Não compreendo o assanhamento da imprensa a respeito de mudanças ministeriais. Acredito que os meios de comunicação caíram numa espécie de cilada do governo. Aborrecido com as críticas que diariamente lê na mídia, críticas que nos últimos tempos arrolam escândalos e casos de corrupção nos escalões superiores e sobretudo nas ruas, o governo decide sair por uma tangente de impacto, forçando pedidos de demissão, quando quer se livrar de dois ou três personagens que o incomodam.
Certa vez, um ministro soube pelo telefone que estava pedindo demissão, justo no instante que estava reunido com uma autoridade estrangeira, no desempenho normal de seu cargo. Uma coisa é alguém ficar sabendo que não é mais ministro por telefone: trata-se de um direito da Presidência da República. Outra coisa, bem humilhante por sinal, é ficar sabendo pelo telefone que tomou uma atitude que, na realidade, não tomou.

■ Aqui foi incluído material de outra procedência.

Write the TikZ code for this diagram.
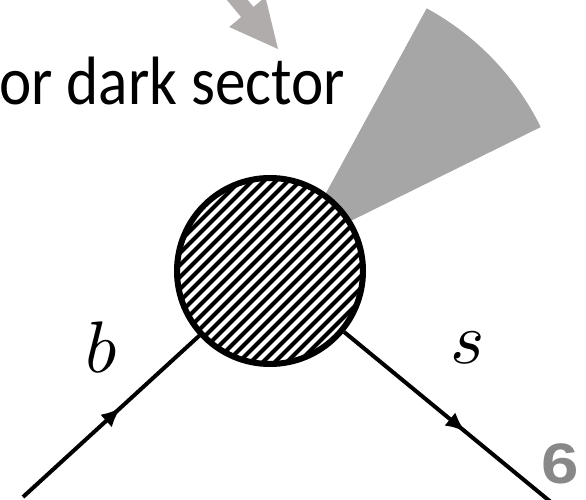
\documentclass[tikz,border=0pt]{standalone}
\usepackage{fontspec}
\setmainfont{Carlito}
\newfontfamily\numfont{Liberation Sans}
\usetikzlibrary{arrows.meta,decorations.markings,calc}
\definecolor{wedgegray}{RGB}{166,166,166}
\definecolor{arrowgray}{RGB}{176,172,171}
\definecolor{numgray}{RGB}{136,136,136}
\tikzset{
  fermion/.style={line width=4pt, postaction={decorate},
    decoration={markings, mark=at position #1 with {\arrow{Latex[length=20pt,width=17pt]}}}},
  blob/.style={circle, draw, line width=6pt, fill=white, minimum size=186pt, inner sep=0pt,
    path picture={
      \foreach \k in {-204,-192,...,204}
        \draw[line width=4pt] ($(path picture bounding box.center)+(\k-110,110)$) -- ++(220,-220);
    }},
  lbl/.style={inner sep=0pt, scale=7.3},
}
\begin{document}
\begin{tikzpicture}[x=1pt,y=-1pt]
\useasboundingbox (0,0) rectangle (586,500);
\clip (0,0) rectangle (586,500);
% dark sector cone
\fill[wedgegray] (296,248) -- ++(-61.4:273) arc[start angle=-61.4, end angle=-26.3, radius=273] -- cycle;
% block arrow at top
\fill[arrowgray] (202.7,-29.1) -- (241.1,17.1) -- (229.2,27) -- (278,49) -- (265.4,-3) -- (253.5,6.9) -- (215.1,-39.3) -- cycle;
% text
\node[anchor=base west, inner sep=0pt, xscale=1.02, yscale=1.14, font=\fontsize{60}{70}\selectfont] (txt) at (-1,105) {or dark sector};
% vertex
\node[blob] (v) at (270,271) {};
\coordinate (bstart) at (23,497);
\coordinate (send) at (552,503);
\draw[fermion=0.556] (bstart) -- (v);
\draw[fermion=0.584] (v) -- (send);
\node[lbl] (lb) at (101,347) {$b$};
\node[lbl] (ls) at (468,348) {$s$};
\node[anchor=base east, inner sep=0pt, xscale=1.18, text=numgray, font=\numfont\bfseries\fontsize{57}{64}\selectfont] (pg) at (579,483) {6};
\end{tikzpicture}
\end{document}
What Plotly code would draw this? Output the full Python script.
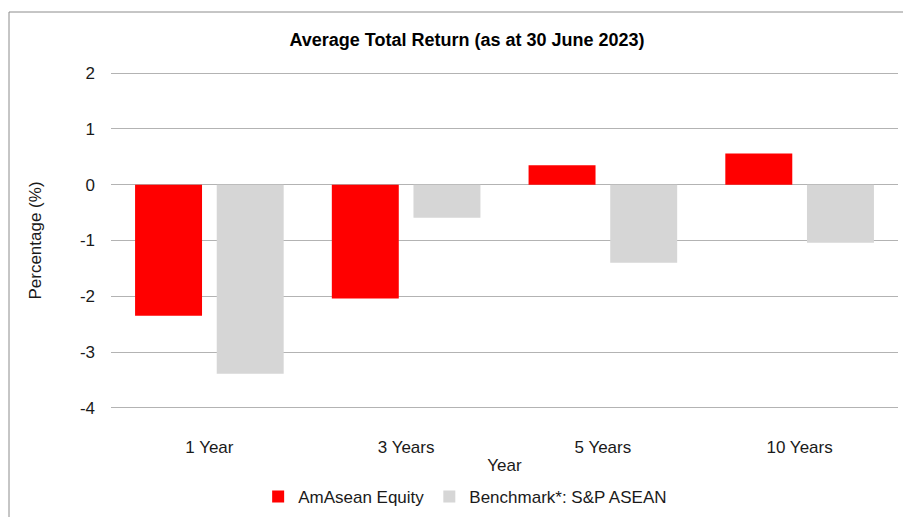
import plotly.graph_objects as go

categories = ["1 Year", "3 Years", "5 Years", "10 Years"]
amasean = [-2.35, -2.04, 0.35, 0.56]
benchmark = [-3.39, -0.59, -1.40, -1.04]
series_names = ["AmAsean Equity", "Benchmark*: S&P ASEAN"]
y_ticks = [-4, -3, -2, -1, 0, 1, 2]
y_tick_text = ["-4", "-3", "-2", "-1", "0", "1", "2"]

FONT = "Liberation Sans, Arial, sans-serif"
TXT = "#1a1a1a"
GRID = "#b3b3b3"

# page body has an 8px margin, so the figure is drawn 8px smaller
W, H = 903, 509
L, R, T, B = 103, 13, 63, 107
PH = H - T - B

fig = go.Figure()
fig.add_trace(go.Bar(x=categories, y=amasean, name=series_names[0],
                     marker=dict(color="#ff0000", line=dict(width=0))))
fig.add_trace(go.Bar(x=categories, y=benchmark, name=series_names[1],
                     marker=dict(color="#d6d6d6", line=dict(width=0))))

fig.update_layout(
    width=W, height=H,
    margin=dict(l=L, r=R, t=T, b=B, autoexpand=False),
    paper_bgcolor="white", plot_bgcolor="white",
    font=dict(family=FONT, size=17, color=TXT),
    barmode="group", bargap=0.17, bargroupgap=0.18,
    title=dict(text="<b>Average Total Return (as at 30 June 2023)</b>",
               x=459/W, xanchor="center", y=1-32/H, yanchor="middle",
               font=dict(size=18, color="#000000")),
    showlegend=True,
    legend=dict(orientation="h", x=0.45, xanchor="center",
                y=(H - B - 489)/PH, yanchor="middle", itemwidth=30,
                font=dict(size=17, color=TXT), traceorder="normal"),
    xaxis=dict(showgrid=False, showline=False, ticks="", zeroline=False,
               ticklabelstandoff=25, automargin=False,
               title=dict(text="Year", standoff=3, font=dict(size=17))),
    yaxis=dict(range=[-4.04, 2.04], tickvals=y_ticks, ticktext=y_tick_text,
               showgrid=True, gridcolor=GRID, gridwidth=1, zeroline=True,
               zerolinecolor=GRID, zerolinewidth=1, showline=False,
               ticks="", ticklabelstandoff=15, automargin=False,
               title=dict(text="Percentage (%)", standoff=33, font=dict(size=17))),
    shapes=[dict(type="rect", xref="paper", yref="paper",
                 x0=(1-L)/(W-L-R), x1=1.2, y0=-0.6, y1=(H-B-4)/PH,
                 line=dict(color="#8c8c8c", width=1), fillcolor="rgba(0,0,0,0)",
                 layer="below")],
)

fig.write_html("out.html")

Num regime parlamentarista, tudo seria normal, pois é da sua própria essência a queda e recondução de um gabinete, provocadas, uma e outra, pelo núcleo do poder que é o parlamento, em tese, a encarnação legal da vontade popular. Mas num país onde não existem partidos de verdade, como o Brasil (a exceção são as pequenas frações ideológicas que se formam a partir de um ideário, como o PV, por exemplo), os partidos só têm de partido a ambição (considerada natural) de chegar ao poder.
Ideias e métodos não fazem parte desses clubes políticos. Tanto é verdade que, quando um integrante da comissão executiva de um partido é convidado para um cargo num governo dirigido por adversários, aceita o posto de sacrifício mas "em caráter particular". Ou seja, desvincula-se do seu partido de origem para ficar à vontade num ministério onde será obrigado a cumprir e fazer cumprir o programa de outro partido. Como sempre, a pretendida coalizão que dá ao governo sua base parlamentar, hoje conhecida como "base aliada", é armada em torno de cargos, vantagens, mordomias e benesses e nem assim, muitas vezes, o Poder Executivo numa dita democracia representativa consegue dar a volta por cima.

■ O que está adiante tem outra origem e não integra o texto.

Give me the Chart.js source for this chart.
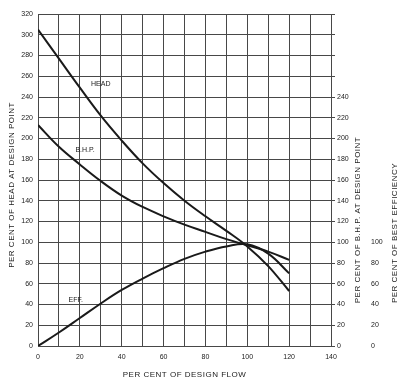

Bem, isso tudo é óbvio. De espantar é a imprensa fazer o jogo do poder dando moldura de escândalo, de fato transcendental e politicamente notável à dança de nomes nos escalões superiores do governo. Não chego ao ponto de considerar uma renúncia do ministério mera cortina de fumaça para distrair a opinião pública estarrecida com alguns casos de corrupção. Mas descreio de qualquer medida de impacto.
No início de cada governo, o presidente costuma declarar enfaticamente que ninguém deveria cobrar nada de seus ministros, e sim, dele próprio. Logo, não será por aí, com a simples mudança de ministros, que a situação ficará melhor.
Os anos passam e o país continua mergulhado em seus problemas estruturais e sintomáticos, desemprego, saúde, educação, segurança e, o que é pior, desesperança. Legitimada ao poder pelo voto popular que se manifestou nas catimbadas campanhas eleitorais, tudo parece desmoronar.
A culpa, afinal, não deve ser atribuída unicamente às eventuais forças detentoras do poder, mas à falta de uma reforma política que coloque nossa vida pública num patamar decente e moderno.
Em suma: nem adianta trocar um ministro por outro. A estrutura do poder democrático, incluindo principalmente os partidos, continua o mesmo apesar dos mensalões e embargos infringentes.